Update on Liq/Food License Fees, Spirits Discount & SBA Loans



This afternoon, the MLBA testified on three bills in front of the Senate Regulatory Reform Committee at the Capitol.

The premise of Senate Bills 230, 353 and 354 is to provide relief for all on-premises licensees throughout the state.

Senate Bill 230:

1.The first item in Senate Bill 230 would extend the current spirits discount from the state for on-premises licensees, which is set to expire on July 1, 2021. The bill would extend that 23% discount, which was raised from the prior 17% discount that’s typically in effect, until December 31, 2023.

2.The second item in Senate Bill 230 would waive MLCC license fees for on-premises liquor licensees for the current year. At this time, the renewal deadline has been extended to July 30. However, due to being closed for most of the year, licensees did not get to take advantage of their license despite the fees they paid last year. There have been multiple attempts to reimburse these fees for 2020, but both have been vetoed. It’s estimated that waiving these fees for 2021 would cost the MLCC around $9 million.

Senate Bill 353 & 354:

1. These bills would waive your food license fees from local health departments for 2021.

During the hearing, the MLBA suggested utilizing federal stimulus dollars to make up for MLCC and health department losses that would occur if these bills passed. We also mentionedthat the state made more money from liquor sales in 2020 than any other year ever (due to off-premises sales). Back in February, the liquor revolving fund was up 21% from the previous year and in 2019, the fund transferred $248 million to the general fund. Over the last decade, MLCC has transferred $1.95 billion from liquor sale revenue to the state’s general fund.

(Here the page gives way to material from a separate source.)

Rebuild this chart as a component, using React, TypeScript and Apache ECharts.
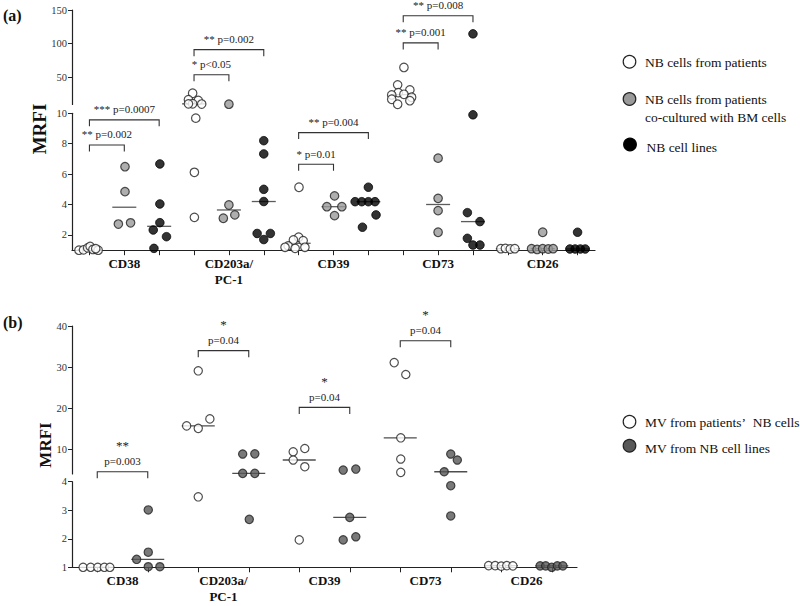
import React, { useEffect, useRef } from 'react';
import * as echarts from 'echarts';

// ---------- Panel (a) ----------
const markersA = ['CD38', 'CD203a/\nPC-1', 'CD39', 'CD73', 'CD26'];
const seriesA = ['NB cells from patients', 'NB cells from patients co-cultured with BM cells', 'NB cell lines'];
const tickLabelsAUpper = [50, 100, 150];
const tickLabelsALower = [2, 4, 6, 8, 10];

// values per marker (CD38, CD203a, CD39, CD73, CD26)
const aPatientsVals = [
  [1.0, 1.02, 1.15, 1.25, 1.05, 1.0, 1.1],
  [26.5, 17, 16, 11, 10.5, 10.8, 9.68, 6.12, 3.16],
  [5.14, 1.85, 1.67, 1.63, 1.28, 1.19, 1.19, 1.12],
  [64.8, 39, 31.5, 27.5, 25, 24, 20.6, 17.6, 15.5, 10.2],
  [1.1, 1.12, 1.08, 1.1],
];
const aPatientsDx = [
  [-0.3, -0.17, -0.05, 0.02, 0.1, 0.25, 0.18],
  [-0.04, -0.16, 0.12, -0.04, 0.22, -0.16, 0.05, 0.01, 0.01],
  [0.01, 0, -0.15, 0.13, -0.3, 0.18, -0.39, -0.1],
  [0.02, -0.16, 0.19, -0.14, 0.02, -0.33, 0.24, -0.33, 0.19, -0.16],
  [-0.2, -0.07, 0.07, 0.2],
];
const aCocultVals = [
  [6.49, 4.85, 2.8, 2.72],
  [10.3, 3.97, 3.32, 3.1],
  [4.57, 3.86, 3.86, 3.27],
  [7.05, 4.41, 3.6, 2.18],
  [2.18, 1.1, 1.05, 1.1, 1.08, 1.1],
];
const aCocultDx = [
  [0.02, 0.02, 0.18, -0.17],
  [0, 0, 0.17, -0.16],
  [0.03, -0.19, 0.24, 0.03],
  [0, 0, 0, 0],
  [0, -0.32, -0.16, 0, 0.16, 0.3],
];
const aLinesVals = [
  [6.67, 4.04, 2.81, 2.33, 1.89, 1.12],
  [8.2, 7.33, 5.0, 4.2, 2.1, 2.1, 1.7],
  [5.14, 4.19, 4.19, 4.19, 4.19, 3.32, 2.51],
  [114.6, 9.9, 3.47, 2.88, 1.78, 1.34, 1.34],
  [2.18, 1.08, 1.08, 1.08, 1.08],
];
const aLinesDx = [
  [0.02, 0.02, 0.02, -0.17, 0.21, -0.15],
  [0, 0, 0, 0, -0.19, 0.19, 0],
  [0, -0.38, -0.19, 0, 0.19, 0.22, -0.17],
  [0, 0, -0.16, 0.2, -0.16, 0, 0.2],
  [0, -0.22, -0.07, 0.08, 0.22],
];
// significance brackets [fromGroup, toGroup, level]
const aBracketsLower = [[0, 2, 9.57], [0, 1, 7.92], [6, 8, 8.73], [6, 7, 6.65]];
const aBracketsLowerText = ['*** p=0.0007', '** p=0.002', '** p=0.004', '* p=0.01'];
const aBracketsUpper = [[3, 5, 91.2], [3, 4, 53.9], [9, 11, 141.5], [9, 10, 101.2]];
const aBracketsUpperText = ['** p=0.002', '* p<0.05', '** p=0.008', '** p=0.001'];

// ---------- Panel (b) ----------
const markersB = ['CD38', 'CD203a/\nPC-1', 'CD39', 'CD73', 'CD26'];
const seriesB = ['MV from patients\u2019\u00a0 NB cells', 'MV from NB cell lines'];
const tickLabelsBUpper = [10, 20, 30, 40];
const tickLabelsBLower = [1, 2, 3, 4];
const bPatientsVals = [
  [1, 1, 1, 1, 1],
  [29.1, 15.7, 15.1, 17.4, 3.47],
  [9.4, 10.2, 7.4, 5.77, 1.96],
  [31.1, 28.2, 12.8, 7.64, 4.4],
  [1.06, 1.06, 1.04, 1.06, 1.05],
];
const bPatientsDx = [
  [-0.28, -0.13, 0.01, 0.14, 0.25],
  [0, -0.23, 0, 0.23, 0],
  [-0.12, 0.11, -0.12, 0.11, 0],
  [-0.12, 0.11, 0.01, 0.01, 0.01],
  [-0.25, -0.12, 0, 0.11, 0.23],
];
const bLinesVals = [
  [3.01, 1.53, 1.28, 1.02, 1.02],
  [8.86, 8.9, 4.16, 4.16, 2.68],
  [4.96, 5.2, 2.75, 1.96, 2.07],
  [8.86, 7.4, 4.55, 3.86, 2.8],
  [1.05, 1.05, 1.0, 1.05, 1.05],
];
const bLinesDx = [
  [0.01, 0.01, -0.22, 0.01, 0.24],
  [-0.12, 0.12, -0.12, 0.12, 0.01],
  [-0.13, 0.12, 0, -0.13, 0.12],
  [0, 0.13, -0.13, 0, 0],
  [-0.23, -0.12, 0, 0.11, 0.22],
];
const bBracketsUpper = [[0, 1, 4.56], [2, 3, 34.0], [4, 5, 20.2], [6, 7, 36.4]];
const bBracketsStars = ['**', '*', '*', '*'];
const bBracketsText = ['p=0.003', 'p=0.04', 'p=0.04', 'p=0.04'];

const SERIF = "'Liberation Serif', 'Times New Roman', serif";

function median(a: number[]) {
  const s = [...a].sort((x, y) => x - y);
  const n = s.length;
  return n % 2 ? s[(n - 1) / 2] : (s[n / 2 - 1] + s[n / 2]) / 2;
}

function buildPoints(vals: number[][], dx: number[][], nSeries: number, sIdx: number, thr: number) {
  const up: number[][] = [];
  const low: number[][] = [];
  vals.forEach((g, m) => {
    const base = m * nSeries + sIdx;
    g.forEach((v, i) => {
      const p = [base + dx[m][i], v];
      if (v > thr) up.push(p); else low.push(p);
    });
  });
  return { up, low };
}

function buildMedians(vals: number[][], nSeries: number, sIdx: number, thr: number) {
  const up: number[][] = [];
  const low: number[][] = [];
  vals.forEach((g, m) => {
    const md = median(g);
    const p = [m * nSeries + sIdx, md];
    if (md > thr) up.push(p); else low.push(p);
  });
  return { up, low };
}

function bracketSeries(axisIdx: number, rows: number[][], texts: string[], stars: string[] | null) {
  return {
    type: 'custom',
    xAxisIndex: axisIdx,
    yAxisIndex: axisIdx,
    data: rows,
    clip: false,
    silent: true,
    z: 5,
    renderItem: (params: any, api: any) => {
      const i = params.dataIndex;
      const p1 = api.coord([api.value(0), api.value(2)]);
      const p2 = api.coord([api.value(1), api.value(2)]);
      const leg = 6.5;
      const cx = (p1[0] + p2[0]) / 2;
      const children: any[] = [
        {
          type: 'polyline',
          shape: { points: [[p1[0], p1[1] + leg], [p1[0], p1[1]], [p2[0], p2[1]], [p2[0], p2[1] + leg]] },
          style: { stroke: '#333', lineWidth: 1.1, fill: null },
        },
        {
          type: 'text',
          x: cx,
          y: p1[1] - 10.5,
          style: { text: texts[i], fill: '#222', fontSize: 11, fontFamily: SERIF, align: 'center', verticalAlign: 'middle' },
        },
      ];
      if (stars) {
        children.push({
          type: 'text',
          x: cx,
          y: p1[1] - 26,
          style: { text: stars[i], fill: '#222', fontSize: 13, fontFamily: SERIF, align: 'center', verticalAlign: 'middle' },
        });
      }
      return { type: 'group', children };
    },
  };
}

export default function App() {
  const ref = useRef<HTMLDivElement>(null);
  useEffect(() => {
    if (!ref.current) return;
    const chart = echarts.init(ref.current, undefined, { renderer: 'svg' });

    const axisColor = '#222';
    const tickLabel = { fontSize: 10.5, fontFamily: SERIF, color: '#333', margin: 5 };
    const yAxisBase = (grid: number, min: number, max: number, ticks: number[]) => ({
      type: 'value',
      gridIndex: grid,
      min,
      max,
      axisLine: { show: true, onZero: false, lineStyle: { color: axisColor, width: 1.2 } },
      axisTick: { show: true, customValues: ticks, length: 4, lineStyle: { color: axisColor } },
      axisLabel: { ...tickLabel, customValues: ticks },
      splitLine: { show: false },
    });
    const xAxisBottom = (grid: number, max: number, ticks: number[], labelPos: number[], labelFn: (v: number) => string) => ({
      type: 'value',
      gridIndex: grid,
      min: -0.5,
      max,
      axisLine: { show: true, onZero: false, lineStyle: { color: axisColor, width: 1.2 } },
      axisTick: { show: true, customValues: ticks, length: 5, lineStyle: { color: axisColor } },
      axisLabel: {
        customValues: labelPos,
        formatter: labelFn,
        fontFamily: SERIF,
        fontWeight: 'bold',
        fontSize: 13,
        color: '#111',
        margin: 5,
        lineHeight: 16,
      },
      splitLine: { show: false },
    });

    const aTicks = markersA.flatMap((_, m) => [0, 1, 2].map((s) => m * 3 + s));
    const aLabelPos = markersA.map((_, m) => m * 3 + 1);
    const bTicks = markersB.flatMap((_, m) => [0, 1].map((s) => m * 2 + s));
    const bLabelPos = markersB.map((_, m) => m * 2 + 0.5);

    const styleA = [
      { color: '#ffffff', borderColor: '#222', borderWidth: 1.2 },
      { color: '#9a9a9a', borderColor: '#222', borderWidth: 1.2 },
      { color: '#000000', borderColor: '#000', borderWidth: 1 },
    ];
    const styleB = [
      { color: '#ffffff', borderColor: '#222', borderWidth: 1.2 },
      { color: '#585858', borderColor: '#222', borderWidth: 1.2 },
    ];

    const series: any[] = [];
    const aVals = [aPatientsVals, aCocultVals, aLinesVals];
    const aDx = [aPatientsDx, aCocultDx, aLinesDx];
    aVals.forEach((vals, s) => {
      const pts = buildPoints(vals, aDx[s], 3, s, 10);
      const md = buildMedians(vals, 3, s, 10);
      series.push(
        { type: 'scatter', name: seriesA[s], xAxisIndex: 0, yAxisIndex: 0, data: pts.up, symbolSize: 8.5, itemStyle: styleA[s], z: 3 },
        { type: 'scatter', name: seriesA[s], xAxisIndex: 1, yAxisIndex: 1, data: pts.low, symbolSize: 8.5, itemStyle: styleA[s], z: 3 },
        { type: 'scatter', name: seriesA[s] + ' median', xAxisIndex: 0, yAxisIndex: 0, data: md.up, symbol: 'rect', symbolSize: [24, 1.3], itemStyle: { color: '#333' }, z: 2 },
        { type: 'scatter', name: seriesA[s] + ' median', xAxisIndex: 1, yAxisIndex: 1, data: md.low, symbol: 'rect', symbolSize: [24, 1.3], itemStyle: { color: '#333' }, z: 2 },
      );
    });
    const bVals = [bPatientsVals, bLinesVals];
    const bDx = [bPatientsDx, bLinesDx];
    bVals.forEach((vals, s) => {
      const pts = buildPoints(vals, bDx[s], 2, s, 4);
      const md = buildMedians(vals, 2, s, 4);
      series.push(
        { type: 'scatter', name: seriesB[s], xAxisIndex: 2, yAxisIndex: 2, data: pts.up, symbolSize: 8.3, itemStyle: styleB[s], z: 3 },
        { type: 'scatter', name: seriesB[s], xAxisIndex: 3, yAxisIndex: 3, data: pts.low, symbolSize: 8.3, itemStyle: styleB[s], z: 3 },
        { type: 'scatter', name: seriesB[s] + ' median', xAxisIndex: 2, yAxisIndex: 2, data: md.up, symbol: 'rect', symbolSize: [33, 1.3], itemStyle: { color: '#222' }, z: 2 },
        { type: 'scatter', name: seriesB[s] + ' median', xAxisIndex: 3, yAxisIndex: 3, data: md.low, symbol: 'rect', symbolSize: [33, 1.3], itemStyle: { color: '#222' }, z: 2 },
      );
    });
    series.push(bracketSeries(1, aBracketsLower, aBracketsLowerText, null));
    series.push(bracketSeries(0, aBracketsUpper, aBracketsUpperText, null));
    series.push(bracketSeries(2, bBracketsUpper, bBracketsText, bBracketsStars));

    const legendText = (x: number, y: number, text: string) => ({
      type: 'text',
      x,
      y,
      style: { text, fill: '#111', fontSize: 13.5, fontFamily: SERIF, align: 'left', verticalAlign: 'middle' },
    });
    const legendCircle = (cx: number, cy: number, st: any) => ({
      type: 'circle',
      shape: { cx, cy, r: 6.3 },
      style: { fill: st.color, stroke: st.borderColor, lineWidth: 1.2 },
    });

    const graphic: any[] = [
      { type: 'text', x: 3, y: 15, style: { text: '(a)', fill: '#111', fontSize: 16, fontWeight: 'bold', fontFamily: SERIF, verticalAlign: 'middle' } },
      { type: 'text', x: 3, y: 322, style: { text: '(b)', fill: '#111', fontSize: 16, fontWeight: 'bold', fontFamily: SERIF, verticalAlign: 'middle' } },
      { type: 'text', x: 39, y: 129, rotation: Math.PI / 2, style: { text: 'MRFI', fill: '#111', fontSize: 19, fontWeight: 'bold', fontFamily: SERIF, align: 'center', verticalAlign: 'middle' } },
      { type: 'text', x: 45, y: 445, rotation: Math.PI / 2, style: { text: 'MRFI', fill: '#111', fontSize: 17, fontWeight: 'bold', fontFamily: SERIF, align: 'center', verticalAlign: 'middle' } },
      legendCircle(629.5, 61.7, styleA[0]),
      legendText(645, 62, seriesA[0]),
      legendCircle(629.5, 99, styleA[1]),
      legendText(645, 99.5, 'NB cells from patients'),
      legendText(645, 117, 'co-cultured with BM cells'),
      legendCircle(630, 144.5, styleA[2]),
      legendText(646.5, 147, seriesA[2]),
      legendCircle(629.5, 421.7, styleB[0]),
      legendText(645, 422, seriesB[0]),
      legendCircle(629.5, 445.7, styleB[1]),
      legendText(645, 448.3, seriesB[1]),
    ];

    chart.setOption({
      animation: false,
      backgroundColor: '#ffffff',
      grid: [
        { left: 72, top: 10, width: 523, height: 94.4 },
        { left: 72, top: 113.3, width: 523, height: 136.9 },
        { left: 72, top: 326, width: 505, height: 148 },
        { left: 72, top: 481.7, width: 505, height: 85.6 },
      ],
      xAxis: [
        { type: 'value', gridIndex: 0, min: -0.5, max: 14.5, show: false },
        xAxisBottom(1, 14.5, aTicks, aLabelPos, (v: number) => markersA[Math.round((v - 1) / 3)] ?? ''),
        { type: 'value', gridIndex: 2, min: -0.5, max: 9.5, show: false },
        xAxisBottom(3, 9.5, bTicks, bLabelPos, (v: number) => markersB[Math.round((v - 0.5) / 2)] ?? ''),
      ],
      yAxis: [
        yAxisBase(0, 10, 150, tickLabelsAUpper),
        yAxisBase(1, 1, 10, tickLabelsALower),
        yAxisBase(2, 4, 40, tickLabelsBUpper),
        yAxisBase(3, 1, 4, tickLabelsBLower),
      ],
      series,
      graphic,
    });
    return () => chart.dispose();
  }, []);
  return <div ref={ref} style={{ position: 'fixed', left: 0, top: 0, width: 800, height: 606, background: '#fff' }} />;
}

The MLBA will continue to support and monitor these bills as they progress. Extending the spirits discount and waiving your food and license fees would help relieve some of the burdens you are facing. We understand that many bars and restaurants are already struggling withrunning a business at a limited capacity, abiding by rules that frequently change, staffing issues, a curfew and investing in infrastructure to make their establishments more welcoming to patrons who may feel uneasy about returning for dine-in service.

We will continue to do everything in our power to fight for legislation that benefits you and your staff.

Thank you.


- MLBA Staff -

Restaurant Roundtable Part 2


Today, the MLBA participated in a restaurant roundtable regarding the federal SBA loans that will soon be available.

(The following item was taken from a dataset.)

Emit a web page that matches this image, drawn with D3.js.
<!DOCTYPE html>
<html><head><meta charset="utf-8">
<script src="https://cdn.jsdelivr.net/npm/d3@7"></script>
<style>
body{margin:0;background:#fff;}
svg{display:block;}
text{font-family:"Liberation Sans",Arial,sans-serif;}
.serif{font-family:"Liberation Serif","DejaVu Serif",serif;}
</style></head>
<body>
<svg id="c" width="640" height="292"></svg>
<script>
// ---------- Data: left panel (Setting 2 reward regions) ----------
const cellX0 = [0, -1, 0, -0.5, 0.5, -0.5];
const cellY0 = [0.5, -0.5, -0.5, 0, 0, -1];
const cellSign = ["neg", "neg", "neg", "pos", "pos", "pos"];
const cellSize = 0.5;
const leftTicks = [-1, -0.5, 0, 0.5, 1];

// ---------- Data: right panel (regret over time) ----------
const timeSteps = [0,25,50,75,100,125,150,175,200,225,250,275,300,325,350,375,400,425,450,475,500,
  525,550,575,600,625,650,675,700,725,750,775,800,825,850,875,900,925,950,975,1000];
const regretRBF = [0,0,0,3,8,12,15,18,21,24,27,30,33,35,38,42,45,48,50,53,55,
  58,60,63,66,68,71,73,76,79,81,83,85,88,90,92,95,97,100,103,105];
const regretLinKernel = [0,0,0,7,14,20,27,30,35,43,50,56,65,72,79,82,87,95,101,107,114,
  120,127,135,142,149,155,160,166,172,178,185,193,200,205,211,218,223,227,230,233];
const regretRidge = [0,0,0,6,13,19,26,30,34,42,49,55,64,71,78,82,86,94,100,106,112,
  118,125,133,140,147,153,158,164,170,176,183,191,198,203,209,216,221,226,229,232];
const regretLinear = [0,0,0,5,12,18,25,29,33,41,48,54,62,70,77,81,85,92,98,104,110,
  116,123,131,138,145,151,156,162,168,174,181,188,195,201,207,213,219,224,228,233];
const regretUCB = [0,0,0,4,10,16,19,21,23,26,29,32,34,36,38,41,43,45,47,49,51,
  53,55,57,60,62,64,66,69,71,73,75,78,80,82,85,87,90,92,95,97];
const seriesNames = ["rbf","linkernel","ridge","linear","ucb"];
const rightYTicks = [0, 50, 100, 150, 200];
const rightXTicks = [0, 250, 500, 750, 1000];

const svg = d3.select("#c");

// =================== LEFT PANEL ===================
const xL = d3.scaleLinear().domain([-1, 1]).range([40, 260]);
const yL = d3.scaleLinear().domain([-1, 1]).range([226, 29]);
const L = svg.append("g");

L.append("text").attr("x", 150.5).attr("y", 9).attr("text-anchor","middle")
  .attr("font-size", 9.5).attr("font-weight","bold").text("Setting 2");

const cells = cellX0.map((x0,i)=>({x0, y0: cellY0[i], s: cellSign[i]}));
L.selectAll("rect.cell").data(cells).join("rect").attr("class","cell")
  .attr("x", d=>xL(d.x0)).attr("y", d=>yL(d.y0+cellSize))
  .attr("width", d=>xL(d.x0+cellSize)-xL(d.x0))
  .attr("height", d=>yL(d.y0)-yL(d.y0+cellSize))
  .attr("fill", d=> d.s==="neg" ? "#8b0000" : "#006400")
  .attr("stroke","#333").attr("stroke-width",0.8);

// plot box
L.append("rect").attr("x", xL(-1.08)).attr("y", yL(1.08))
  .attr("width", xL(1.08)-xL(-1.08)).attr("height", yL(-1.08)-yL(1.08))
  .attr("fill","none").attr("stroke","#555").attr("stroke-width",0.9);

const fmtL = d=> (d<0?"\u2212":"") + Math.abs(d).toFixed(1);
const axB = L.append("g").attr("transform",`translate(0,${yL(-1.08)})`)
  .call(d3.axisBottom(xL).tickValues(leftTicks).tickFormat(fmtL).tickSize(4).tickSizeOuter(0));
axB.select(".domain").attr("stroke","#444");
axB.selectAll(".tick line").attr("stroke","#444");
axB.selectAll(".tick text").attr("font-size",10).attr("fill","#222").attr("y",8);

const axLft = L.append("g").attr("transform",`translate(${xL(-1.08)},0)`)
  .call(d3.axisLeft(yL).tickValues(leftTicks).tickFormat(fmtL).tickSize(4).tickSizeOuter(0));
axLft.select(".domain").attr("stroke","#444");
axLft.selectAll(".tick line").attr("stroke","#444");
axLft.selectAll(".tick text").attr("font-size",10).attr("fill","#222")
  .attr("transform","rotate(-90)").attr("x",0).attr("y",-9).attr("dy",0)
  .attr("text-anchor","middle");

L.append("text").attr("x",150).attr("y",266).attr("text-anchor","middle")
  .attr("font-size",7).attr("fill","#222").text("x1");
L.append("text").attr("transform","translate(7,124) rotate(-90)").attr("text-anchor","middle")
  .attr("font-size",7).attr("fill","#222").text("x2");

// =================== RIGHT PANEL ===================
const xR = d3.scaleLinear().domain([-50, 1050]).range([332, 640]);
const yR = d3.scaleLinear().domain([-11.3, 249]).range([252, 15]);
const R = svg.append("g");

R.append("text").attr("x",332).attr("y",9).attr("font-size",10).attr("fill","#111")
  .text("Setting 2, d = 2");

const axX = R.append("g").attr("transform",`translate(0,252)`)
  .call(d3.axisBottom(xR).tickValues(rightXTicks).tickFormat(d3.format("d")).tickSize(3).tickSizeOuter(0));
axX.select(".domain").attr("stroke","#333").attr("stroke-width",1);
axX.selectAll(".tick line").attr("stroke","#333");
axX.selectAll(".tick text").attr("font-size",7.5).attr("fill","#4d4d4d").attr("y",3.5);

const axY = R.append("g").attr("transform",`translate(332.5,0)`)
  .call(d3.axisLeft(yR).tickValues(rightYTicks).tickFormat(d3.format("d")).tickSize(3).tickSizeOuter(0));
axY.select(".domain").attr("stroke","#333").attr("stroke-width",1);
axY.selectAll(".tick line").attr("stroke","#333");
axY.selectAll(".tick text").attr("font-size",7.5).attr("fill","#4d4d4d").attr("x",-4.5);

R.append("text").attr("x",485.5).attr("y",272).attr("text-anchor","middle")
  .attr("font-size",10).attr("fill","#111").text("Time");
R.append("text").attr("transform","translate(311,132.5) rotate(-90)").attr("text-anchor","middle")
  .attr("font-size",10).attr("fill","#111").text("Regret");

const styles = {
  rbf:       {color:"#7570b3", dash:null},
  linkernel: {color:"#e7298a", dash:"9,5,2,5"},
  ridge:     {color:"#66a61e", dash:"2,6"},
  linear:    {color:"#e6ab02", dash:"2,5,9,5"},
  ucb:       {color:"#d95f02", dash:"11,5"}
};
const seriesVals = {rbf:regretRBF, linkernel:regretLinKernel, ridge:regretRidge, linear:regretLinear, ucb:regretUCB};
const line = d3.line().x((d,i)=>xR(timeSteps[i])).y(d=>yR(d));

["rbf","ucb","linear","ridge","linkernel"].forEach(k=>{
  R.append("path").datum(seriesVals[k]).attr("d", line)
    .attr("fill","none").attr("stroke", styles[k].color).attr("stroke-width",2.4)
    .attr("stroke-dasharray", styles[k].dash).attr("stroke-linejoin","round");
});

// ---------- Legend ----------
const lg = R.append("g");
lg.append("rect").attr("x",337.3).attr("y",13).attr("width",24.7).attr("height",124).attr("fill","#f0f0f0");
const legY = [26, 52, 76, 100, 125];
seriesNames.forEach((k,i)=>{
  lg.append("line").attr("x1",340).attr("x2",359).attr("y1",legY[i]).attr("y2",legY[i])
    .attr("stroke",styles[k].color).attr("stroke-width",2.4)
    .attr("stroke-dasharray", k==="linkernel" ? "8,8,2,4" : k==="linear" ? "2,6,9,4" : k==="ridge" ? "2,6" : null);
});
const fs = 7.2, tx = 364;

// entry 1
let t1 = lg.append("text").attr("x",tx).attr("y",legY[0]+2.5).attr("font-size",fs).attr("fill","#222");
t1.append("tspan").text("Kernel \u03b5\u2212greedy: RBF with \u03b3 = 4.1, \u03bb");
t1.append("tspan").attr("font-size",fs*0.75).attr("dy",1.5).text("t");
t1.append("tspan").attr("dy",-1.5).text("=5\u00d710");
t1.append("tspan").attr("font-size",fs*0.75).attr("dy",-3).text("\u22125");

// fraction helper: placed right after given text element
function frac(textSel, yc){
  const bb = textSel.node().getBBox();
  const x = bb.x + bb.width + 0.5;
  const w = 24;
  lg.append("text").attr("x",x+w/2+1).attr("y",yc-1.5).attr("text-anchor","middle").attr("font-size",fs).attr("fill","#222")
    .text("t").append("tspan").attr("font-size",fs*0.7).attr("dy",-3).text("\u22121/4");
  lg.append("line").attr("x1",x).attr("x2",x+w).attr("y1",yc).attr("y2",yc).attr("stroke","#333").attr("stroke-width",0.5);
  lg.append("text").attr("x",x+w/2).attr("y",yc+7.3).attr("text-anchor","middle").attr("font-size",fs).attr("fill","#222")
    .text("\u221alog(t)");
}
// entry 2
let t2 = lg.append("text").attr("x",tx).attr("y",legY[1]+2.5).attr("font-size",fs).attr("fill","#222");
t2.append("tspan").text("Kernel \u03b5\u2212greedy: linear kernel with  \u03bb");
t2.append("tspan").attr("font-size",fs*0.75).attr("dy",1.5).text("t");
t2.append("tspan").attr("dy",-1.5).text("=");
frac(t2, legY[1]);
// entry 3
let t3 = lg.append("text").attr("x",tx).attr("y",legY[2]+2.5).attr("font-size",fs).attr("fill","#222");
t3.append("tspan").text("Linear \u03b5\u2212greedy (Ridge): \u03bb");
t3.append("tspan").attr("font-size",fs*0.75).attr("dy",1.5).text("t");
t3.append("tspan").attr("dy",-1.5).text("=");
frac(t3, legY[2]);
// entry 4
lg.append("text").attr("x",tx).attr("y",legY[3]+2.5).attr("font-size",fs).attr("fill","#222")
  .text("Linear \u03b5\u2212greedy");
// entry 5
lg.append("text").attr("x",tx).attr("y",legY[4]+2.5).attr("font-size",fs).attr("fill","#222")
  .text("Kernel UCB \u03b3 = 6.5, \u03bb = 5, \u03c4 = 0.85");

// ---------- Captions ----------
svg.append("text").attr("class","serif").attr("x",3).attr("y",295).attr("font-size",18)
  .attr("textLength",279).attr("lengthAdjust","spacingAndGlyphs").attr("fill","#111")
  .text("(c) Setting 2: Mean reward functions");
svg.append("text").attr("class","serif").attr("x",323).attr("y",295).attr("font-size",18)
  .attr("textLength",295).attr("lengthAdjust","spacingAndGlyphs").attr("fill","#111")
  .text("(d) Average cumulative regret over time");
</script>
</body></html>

We don't have a lot of new information to relay, but we did learn that they are currently testing the website to make sure it is in working condition when bars and restaurant owners begin to apply. Formalized guidelines will be coming soon. Below is information from the previous email blast.

These loans will come directly from a Small Business Administration (SBA) fund. They are not loans and you will not have to pay them back. The primary intention of the grants is to help you make up for revenue lost during the pandemic. Unlike PPP, we learned that these loans will not be run through your local bank. They will run through the federal SBA. Of the $28.6 billion, $5 billion will be set aside specifically for businesses that made less than $500,000 in revenue in 2019. The other $23.6 billion will be open and available to everyone.

Who is eligible?

All food service/drinking establishments. This includes bars, restaurants, caterers, food trucks, taprooms, etc.

Who is not eligible?

Conglomerates with more than 20 locations, publicly traded groups or businesses that have a pending application for the federal "Save our Stages" venue program.

How much can you expect to get?

• The maximum an individual establishment can receive is $5 million.
• The maximum a bar/restaurant group can receive is $10 million.
• For establishments open before 2019: subtract your 2020 gross revenue from your 2019 gross revenue. Then subtract the amount you've received from PPP from that number and you'll get your estimated max grant amount. At this time, we do not believe federal EIDL loans will count against you.
• For establishments that opened in 2019: Take your average monthly revenue in 2019, multiply it by 12, subtract your 2020 gross revenue and PPP and that's your estimated max grant amount.
• For establishments that opened in 2020: Take your eligible expenses from 2020 and subtract your revenue from 2020 and that will be your maximum grant amount. Most establishments that opened in 2020 did not receive PPP, but if you did, that will need to be subtracted as well.
What can the money be used for?
• Payroll, benefits, establishment mortgages, rent, utilities, maintenance (including COVID construction like outdoor patios, etc.), supplies, food & beverage, etc.
• Keep in mind that you cannot pay any individual more than $100,000 from the grant money.
Will grant dollars received be taxed?
You will not pay federal taxes on it. State taxes will be dependent on what the state decides to do.

Is there a covered period for the grants?

Like PPP, there is a covered period. Currently, that period is set between Feb 15, 2020 and Dec. 31, 2021. SBA has the ability to extend this if necessary.

What will you need to apply?

• 2019 tax returns.
• PPP/forgiveness documents.
• 2020 tax returns (if available).


We'll have more information about where and when to apply soon.